Winter weather snuck up on me this year. It’s apparently going to dip down to 27 degrees Fahrenheit overnight. In the normal course of things, this isn’t a problem. This year, however, we have exposed chickens at play.
I was so busy working on strategy for a new newsletter subscription offer that I let the day slip by without realizing tonight could potentially be dangerous to the chickens still in our dome.
In case you’re wondering why we still have chickens IN our dome, let me reassure you, it is strictly for strategic and deeply purposeful reasons. Okay, I lied. The blog side of #blogsteading has been primary this past week or so, what with digging a trench and running internet cable to our new pod. I haven’t had time to slaughter the rest of our broilers yet this season.
So a little late, I found this quote on the Zip Tie Domes website:
To winterize your dome, just put a tarp or plastic sheet over it, then put hay down on the ground. When the hay gets dirty, move the dome. (By moving the dome year round, it makes it very hard for the dome to harbor mites or other pests, which is common problem for all other chicken coops.)

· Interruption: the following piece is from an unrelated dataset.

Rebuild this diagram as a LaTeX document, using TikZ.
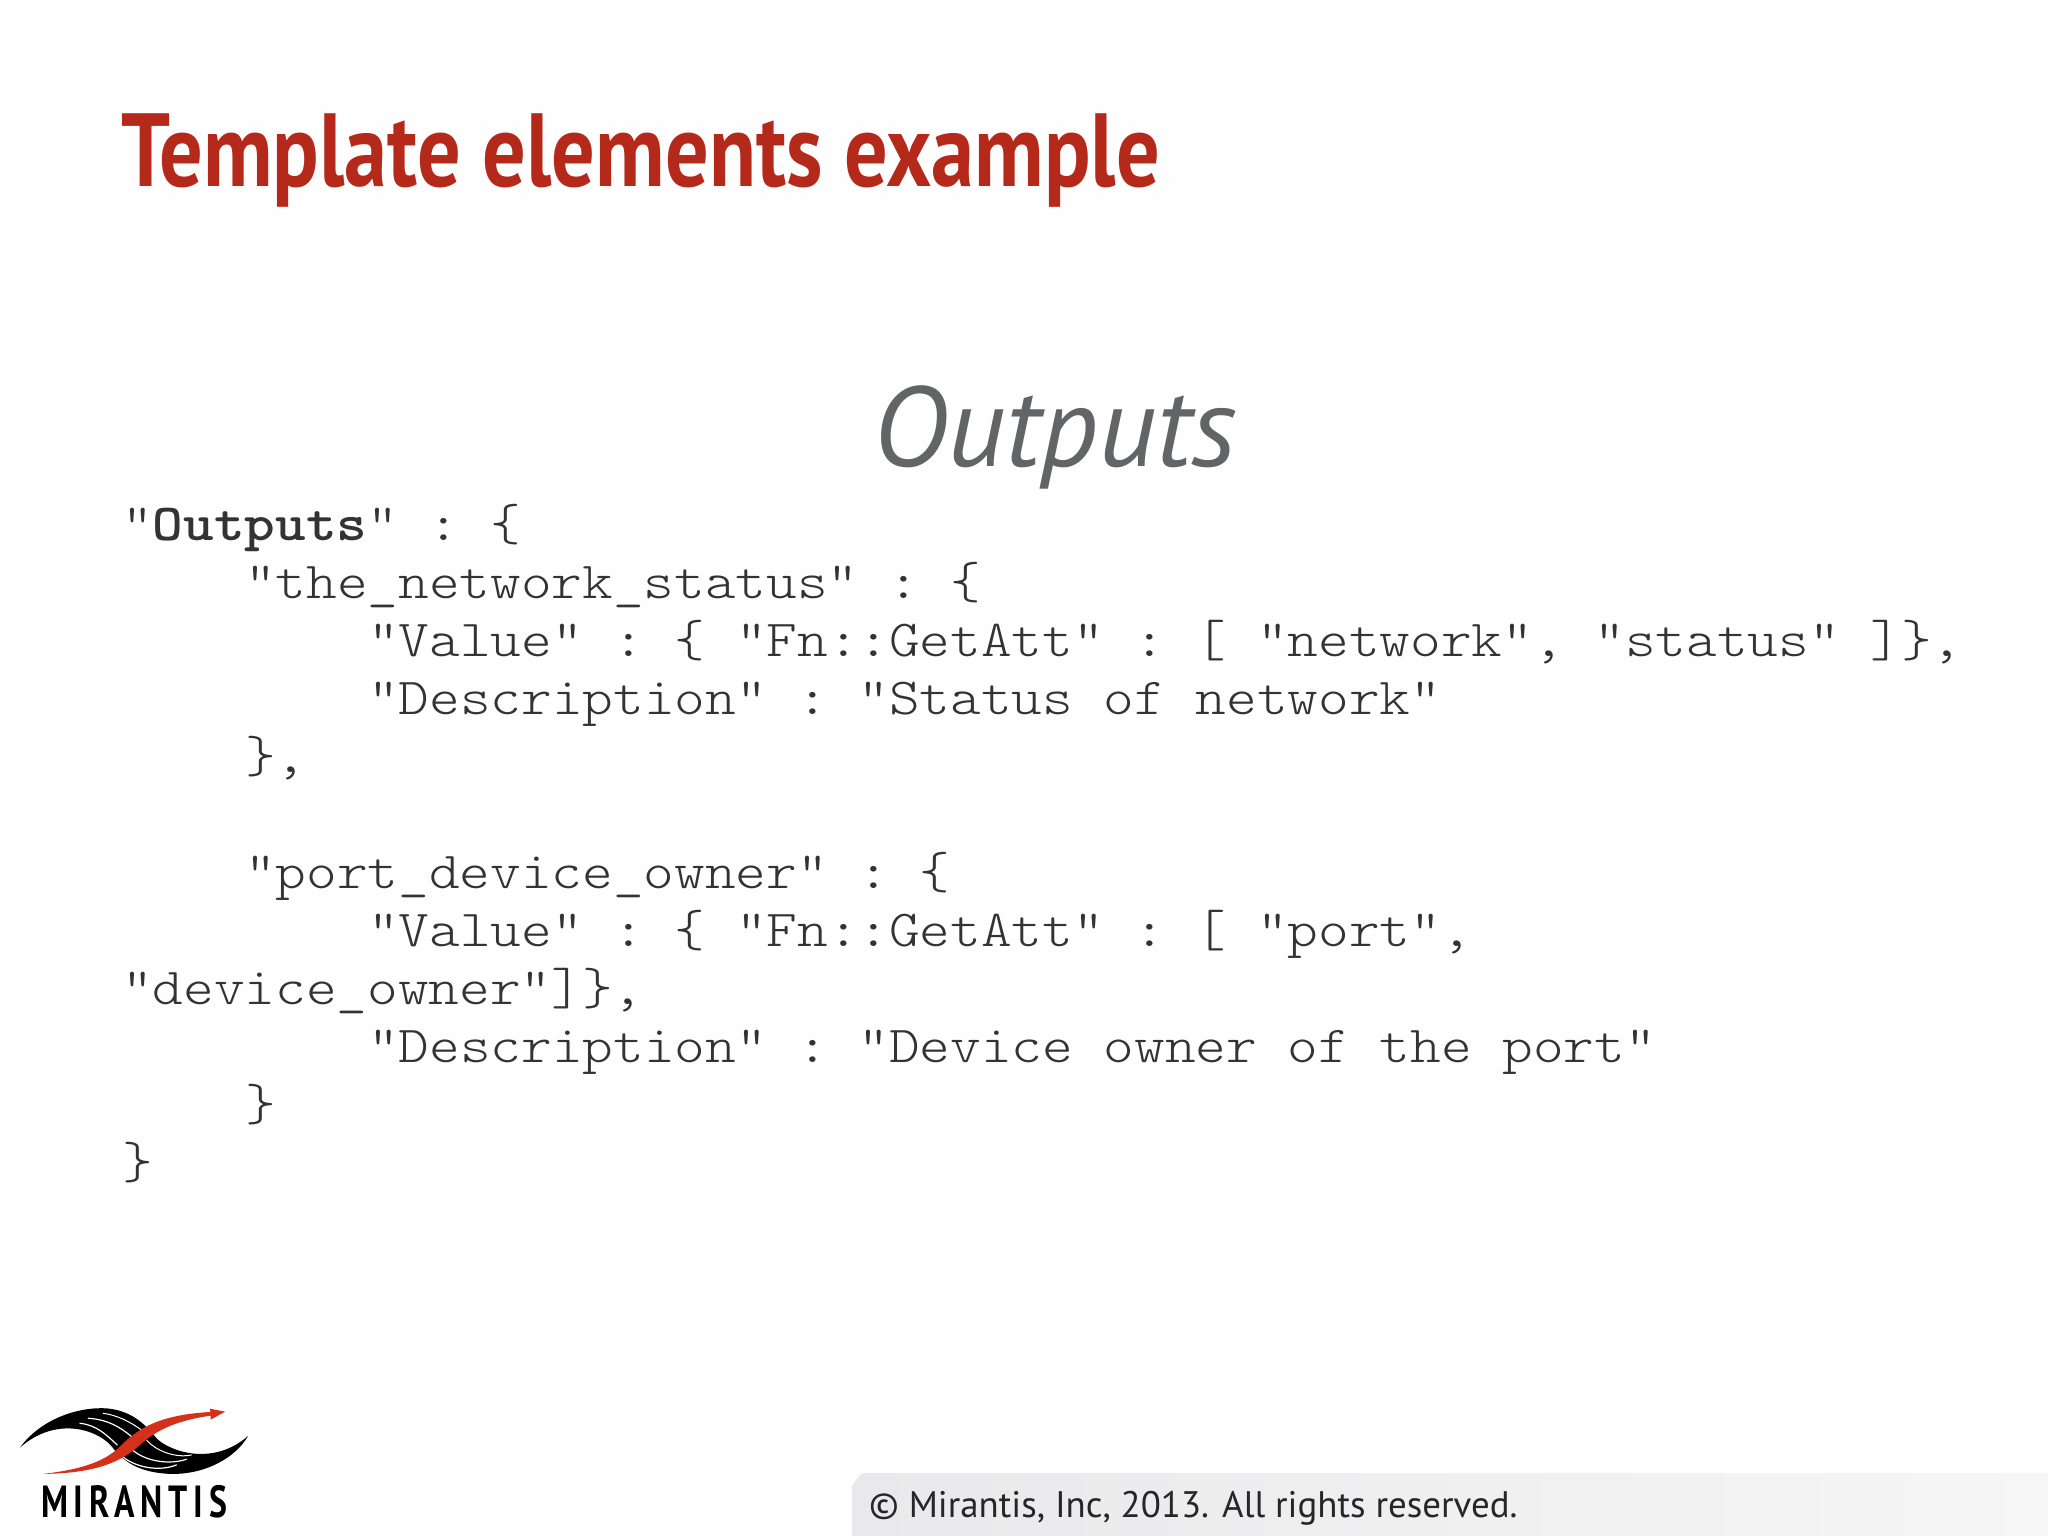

Tomorrow, we’ll pull some plastic from the shed and cover most of the sides so the birds will stay nice and cozy. And with the ground getting colder, it’s time to consider hanging some perches for the birds to get off the ground. Zip Tie Domes recommends adding hay as ground cover and leaving the dome in place until the hay needs to be replaced. That sounds fine, at first, except this dome is in our yard, and I’m pretty sure neither Heather nor I want to see poopy hay circles dotting the landscape outside our bedroom window.